A capacitor is a device used in an electric circuit for storing electric charge - NSC Technical Sciences - Question 8 - 2024 - Paper 1

1. Distance between the plates: The capacitance decreases as the distance between the plates increases.

2. Type of dielectric material: Different dielectric materials affect the capacitance differently, with higher permittivity materials leading to greater capacitance.

3. Area of the plates: The larger the area of the plates, the greater the capacitance, as more charge can be stored.

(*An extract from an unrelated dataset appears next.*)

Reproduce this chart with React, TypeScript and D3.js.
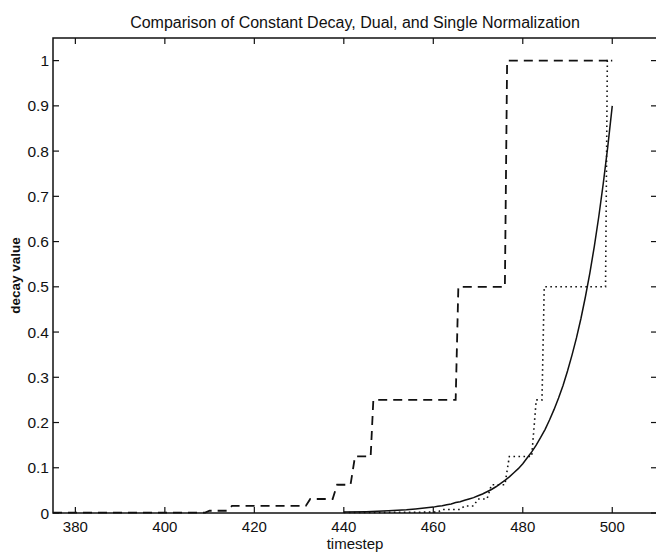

To find the potential difference (V) across the capacitor plates, we first need to calculate the capacitance (C) using the formula:

$C = \frac{\epsilon_{0} \cdot A}{d}$

Where:

• $\epsilon_{0} = 8.85 \times 10^{-12} \ F/m$ (permittivity of free space)
• $A = 2 \times 10^{-4} \ m^{2}$ (area of the plates)
• $d = 2 \times 10^{-3} \ m$ (distance between the plates)

Substituting the values:

$C = \frac{(8.85 \times 10^{-12} \ F/m) \cdot (2 \times 10^{-4} \ m^{2})}{2 \times 10^{-3} \ m} = 8.85 \times 10^{-10} \ F$

Now, using the formula for capacitance: $C = \frac{Q}{V}$

Where:

• $Q = 4.5 \times 10^{-11} \ C$ (charge stored)

Rearranging for V gives: $V = \frac{Q}{C} = \frac{4.5 \times 10^{-11} \ C}{8.85 \times 10^{-10} \ F} \approx 50.85 \ V$

Thus, the potential difference across the capacitor plates is approximately $50.85 \ V$.